CDI opposes this bill, indicating it erodes consumer protections in the area of auto body collision repair and harms consumers to the benefit of insurance companies. Auto body shops and machinists, Consumer Attorneys of California, California New Car Dealers Association, and Consumer Federation of California also oppose this bill. Auto body shops in particular support CDI's recent regulations and oppose the new labor rate survey provisions for fear it will lead to artificially low labor rates.

There is speculation the bill did not move forward because an influential fiscal committee chair was upset with insurance industry defeat of a measure sponsored by the chair. AB 1679 needed to be approved by its fiscal committee today to move forward.

 


 

Bad Labor Bill Dies in Committee

The Assembly Appropriations Committee this week heard AB 5, a proposal that would have mandated that small employers with as few as 10 employees offer those employees who have the skills and experience additional hours of work before bringing on a new employee or contractor. The bill came with a host of mandates, including: the employee must contact each employee even if the employee has stated they are not interested in additional hours; after contacting employees the employer must conduct a “transparent and nondiscriminatory process” to pick among those available; and offer hours to employees in locations where they do not work if they have multiple locations.

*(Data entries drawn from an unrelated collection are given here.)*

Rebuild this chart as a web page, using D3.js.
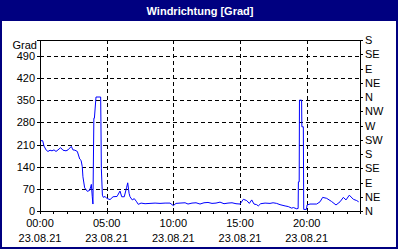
<!DOCTYPE html>
<html>
<head>
<meta charset="utf-8">
<script src="https://cdn.jsdelivr.net/npm/d3@7"></script>
<style>
  body { margin: 0; background: #fff; }
  svg text { font-family: "Liberation Sans", Arial, sans-serif; }
</style>
</head>
<body>
<div id="chart"></div>
<script>
// time in hours since 00:00 (23.08.21) and wind direction in degrees
const hours = [
  0, 0.2, 0.3, 0.47, 0.6, 0.75, 0.9, 1.05, 1.2, 1.35, 1.55, 1.72, 1.95, 2.1, 2.35, 2.47, 2.62, 2.8,
  2.98, 3.08, 3.17, 3.22, 3.35, 3.45, 3.55, 3.72, 3.8, 3.85, 3.92, 3.97, 4.04, 4.08, 4.2, 4.55,
  4.57, 4.6, 4.68, 4.75, 4.88, 5.0, 5.25, 5.48, 5.78, 5.83, 6.0, 6.13, 6.32, 6.5, 6.58, 6.68, 6.75,
  6.92, 7.07, 7.25, 7.37, 7.58, 7.88, 8.25, 8.63, 9.0, 9.38, 9.75, 10.0, 10.2, 10.5, 10.88, 11.1,
  11.4, 11.7, 12.0, 12.3, 12.6, 12.9, 13.2, 13.5, 13.8, 14.1, 14.4, 14.7, 15.0, 15.25, 15.5, 15.7,
  15.88, 16.05, 16.25, 16.37, 16.55, 16.88, 17.25, 17.48, 17.75, 18.0, 18.38, 18.62, 18.88, 19.0,
  19.25, 19.36, 19.38, 19.44, 19.46, 19.62, 19.64, 19.75, 19.78, 19.98, 20.03, 20.25, 20.75, 21.0,
  21.2, 21.5, 21.87, 22.2, 22.5, 22.75, 22.95, 23.2, 23.5, 23.75, 23.9
];
const values = [
  222, 222, 205, 192, 188, 192, 190, 193, 188, 193, 200, 192, 190, 193, 204, 193, 192, 188,
  164, 160, 140, 108, 73, 68, 62, 65, 76, 84, 45, 22, 293, 293, 360, 360,
  282, 135, 50, 43, 46, 40, 36, 45, 46, 50, 63, 45, 45, 75, 89, 56, 45,
  35, 39, 29, 21, 25, 23, 24, 25, 24, 25, 25, 17, 24, 25, 26, 22,
  25, 26, 22, 26, 27, 24, 25, 28, 23, 25, 26, 23, 22, 37, 33, 24,
  35, 22, 20, 16, 23, 25, 24, 26, 24, 20, 16, 14, 9, 11,
  7, 8, 92, 92, 350, 350, 266, 266, 5, 5, 19, 22, 22, 29,
  43, 40, 30, 19, 29, 43, 35, 50, 37, 33, 29
];
const leftTicks = [0, 70, 140, 210, 280, 350, 420, 490];
const dirTicks = [0, 45, 90, 135, 180, 225, 270, 315, 360, 405, 450, 495, 540];
const dirLabels = ["N", "NE", "E", "SE", "S", "SW", "W", "NW", "N", "NE", "E", "SE", "S"];
const timeTicks = [0, 5, 10, 15, 20];
const timeLabels = ["00:00", "05:00", "10:00", "15:00", "20:00"];
const dateLabel = "23.08.21";

const width = 400, height = 250;
const plot = { left: 40, right: 360, top: 40, bottom: 211 };

const svg = d3.select("#chart").append("svg")
  .attr("width", width)
  .attr("height", height);

// window frame + title bar
svg.append("rect")
  .attr("x", 1).attr("y", 1)
  .attr("width", 396).attr("height", 247)
  .attr("fill", "#fff")
  .attr("stroke", "#000080")
  .attr("stroke-width", 2);
svg.append("rect")
  .attr("x", 0).attr("y", 0)
  .attr("width", 398).attr("height", 21)
  .attr("fill", "#000080");
svg.append("text")
  .attr("x", 200).attr("y", 15)
  .attr("text-anchor", "middle")
  .attr("font-size", "11px")
  .attr("font-weight", "bold")
  .attr("fill", "#fff")
  .text("Windrichtung [Grad]");

const x = d3.scaleLinear().domain([0, 24]).range([plot.left, plot.right]);
const y = d3.scaleLinear().domain([0, 540]).range([plot.bottom, plot.top]);

// grid
const grid = svg.append("g")
  .attr("stroke", "#000")
  .attr("stroke-dasharray", "4,3")
  .attr("shape-rendering", "crispEdges");
grid.selectAll(".hg").data(leftTicks.filter(d => d > 0))
  .enter().append("line")
  .attr("x1", plot.left).attr("x2", plot.right)
  .attr("y1", d => Math.round(y(d)) + 0.5).attr("y2", d => Math.round(y(d)) + 0.5);
grid.selectAll(".vg").data(timeTicks.filter(d => d > 0))
  .enter().append("line")
  .attr("x1", d => Math.round(x(d)) + 0.5).attr("x2", d => Math.round(x(d)) + 0.5)
  .attr("y1", plot.top).attr("y2", plot.bottom);

// data line
const line = d3.line()
  .x((d, i) => x(hours[i]))
  .y(d => y(d));
svg.append("path")
  .datum(values)
  .attr("fill", "none")
  .attr("stroke", "#0000ff")
  .attr("stroke-width", 1)
  .attr("d", line);

// top border
svg.append("line")
  .attr("x1", plot.left).attr("x2", plot.right)
  .attr("y1", plot.top + 0.5).attr("y2", plot.top + 0.5)
  .attr("stroke", "#000")
  .attr("shape-rendering", "crispEdges");

// axes
const leftAxis = svg.append("g")
  .attr("transform", `translate(${plot.left},0)`)
  .call(d3.axisLeft(y).tickValues(leftTicks).tickSize(3).tickPadding(2));
const rightAxis = svg.append("g")
  .attr("transform", `translate(${plot.right},0)`)
  .call(d3.axisRight(y).tickValues(dirTicks).tickSize(3).tickPadding(2)
    .tickFormat((d, i) => dirLabels[i]));
const bottomAxis = svg.append("g")
  .attr("transform", `translate(0,${plot.bottom})`)
  .call(d3.axisBottom(x).tickValues(d3.range(0, 25, 1)).tickSize(3).tickFormat(""));

[leftAxis, rightAxis, bottomAxis].forEach(g => {
  g.attr("shape-rendering", "crispEdges");
  g.select(".domain").attr("stroke", "#000");
  g.selectAll("text").attr("font-size", "11px").attr("fill", "#000")
    .attr("font-family", "'Liberation Sans', Arial, sans-serif");
});

// "Grad" unit label
svg.append("text")
  .attr("x", plot.left - 3).attr("y", 49)
  .attr("text-anchor", "end")
  .attr("font-size", "11px")
  .text("Grad");

// time labels (two rows)
const tl = svg.append("g").attr("font-size", "11px").attr("text-anchor", "middle");
tl.selectAll(".t").data(timeTicks)
  .enter().append("text")
  .attr("x", d => x(d))
  .attr("y", 227)
  .text((d, i) => timeLabels[i]);
tl.selectAll(".dt").data(timeTicks)
  .enter().append("text")
  .attr("x", d => x(d))
  .attr("y", 242)
  .text(dateLabel);
</script>
</body>
</html>
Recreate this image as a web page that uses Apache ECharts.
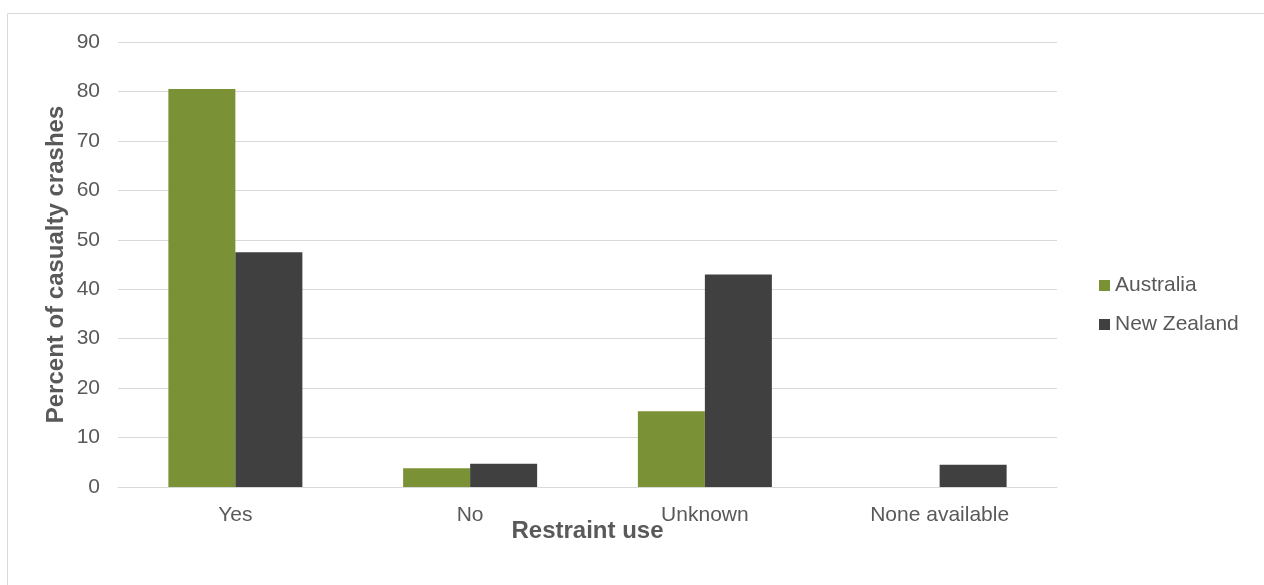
<!DOCTYPE html>
<html>
<head>
<meta charset="utf-8">
<script src="https://cdn.jsdelivr.net/npm/echarts@6/dist/echarts.min.js"></script>
<style>
  html, body { margin: 0; padding: 0; background: #fff; }
  #chart { width: 1264px; height: 585px; }
</style>
</head>
<body>
<div id="chart"></div>
<script>
// Restraint use among casualty crashes, by country
const categories = ['Yes', 'No', 'Unknown', 'None available'];
const australia = [80.5, 3.8, 15.3, null];
const newZealand = [47.5, 4.7, 43.0, 4.5];
const yTicks = { min: 0, max: 90, interval: 10 };

const chart = echarts.init(document.getElementById('chart'));
const font = 'Liberation Sans, Arial, sans-serif';
const labelColor = '#595959';

chart.setOption({
  animation: false,
  textStyle: { fontFamily: font },
  graphic: [{
    type: 'rect',
    shape: { x: 7.5, y: 13.5, width: 1300, height: 620 },
    style: { fill: 'none', stroke: '#d9d9d9', lineWidth: 1 },
    silent: true
  }],
  grid: { left: 118, right: 207, top: 42, bottom: 98, containLabel: false },
  legend: {
    orient: 'vertical',
    left: 1094,
    top: 270,
    itemWidth: 11,
    itemHeight: 11,
    itemGap: 18,
    icon: 'rect',
    textStyle: { fontSize: 21, color: labelColor, fontFamily: font },
    data: ['Australia', 'New Zealand']
  },
  xAxis: {
    type: 'category',
    data: categories,
    name: 'Restraint use',
    nameLocation: 'middle',
    nameGap: 32,
    nameMoveOverlap: false,
    nameTextStyle: { fontSize: 24, fontWeight: 'bold', color: labelColor, fontFamily: font },
    axisLine: { lineStyle: { color: '#d9d9d9', width: 1 } },
    axisTick: { show: false },
    axisLabel: { fontSize: 21, color: labelColor, margin: 18, fontFamily: font }
  },
  yAxis: {
    type: 'value',
    min: yTicks.min,
    max: yTicks.max,
    interval: yTicks.interval,
    name: 'Percent of casualty crashes',
    nameLocation: 'middle',
    nameGap: 50,
    nameMoveOverlap: false,
    nameRotate: 90,
    nameTextStyle: { fontSize: 24, fontWeight: 'bold', color: labelColor, fontFamily: font },
    axisLine: { show: false },
    axisTick: { show: false },
    axisLabel: { fontSize: 21, color: labelColor, margin: 18, fontFamily: font },
    splitLine: { lineStyle: { color: '#d9d9d9', width: 1 } }
  },
  series: [
    {
      name: 'Australia',
      type: 'bar',
      data: australia,
      barWidth: 67,
      barGap: '0%',
      itemStyle: { color: '#7b9135' }
    },
    {
      name: 'New Zealand',
      type: 'bar',
      data: newZealand,
      barWidth: 67,
      barGap: '0%',
      itemStyle: { color: '#404040' }
    }
  ]
});
</script>
</body>
</html>
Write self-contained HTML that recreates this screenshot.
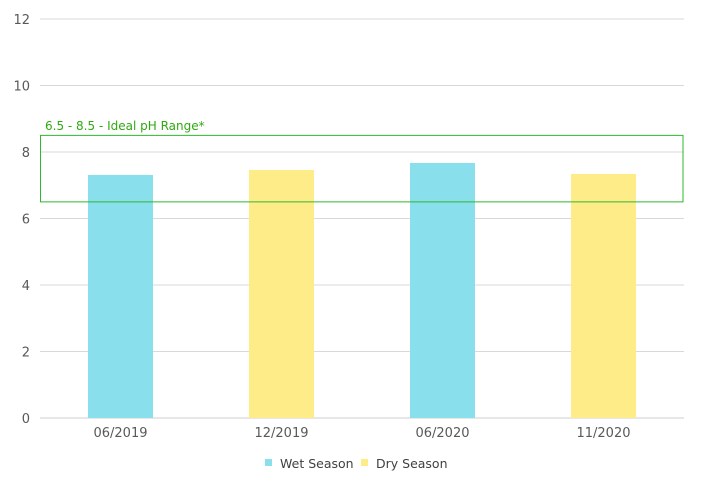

Among the concerns held by employers regarding the bill was the fact that it opened up multiple avenues for lawsuits from employees. AB 5 provided that employees could either file a complaint with the Division of Labor Standards Enforcement or enter civil litigation for any violation of the bill, even those that are not clearly defined. One such improperly defined provision was the fact that the bill required employers to retain documentation of all offers made to employees along with work schedules and written statements. This requirement came with not timeline for document retention, and no specific explanation of what constituted a satisfactory offer of additional hours. However as AB 5 did not meet the legislative fiscal deadline it has died for the year.

 


 

Assembly Speaker and Nurses Still Fighting over Healthcare

Even after SB 562, a bill that would have established a system of single-payer healthcare in California, was put aside last year, groups are still fighting over the fate of the bill and universal healthcare as a whole. After Assembly Speaker Anthony Rendon shelved the bill, calling it “woefully incomplete” for a number of reasons including the lack of a funding scheme for the system’s $450 billion price tag, the California Nurses Association led the charge against him. The CNA accused Rendon of killing the bill to benefit insurance companies and big-dollar donors, has threatened to have the Speaker recalled and claims to have been working on the bill as it sits idle.

Rendon however claims the opposite, saying that “Absolutely nothing has happened with the bill,” he said. “The sponsors of the bill have sat on their hands and done nothing for the past six months. None of the authors have made any significant amendments. We’re looking for all the same things in 562 that we were looking for six months ago.” During the legislative recess Rendon called for a series of informal hearings in the form of the Assembly Select Committee on Health Care Delivery Systems and Universal Coverage, which had its third hearing this week. However as of yet it appears that very little progress, if any, has been made on moving the controversial bill forward.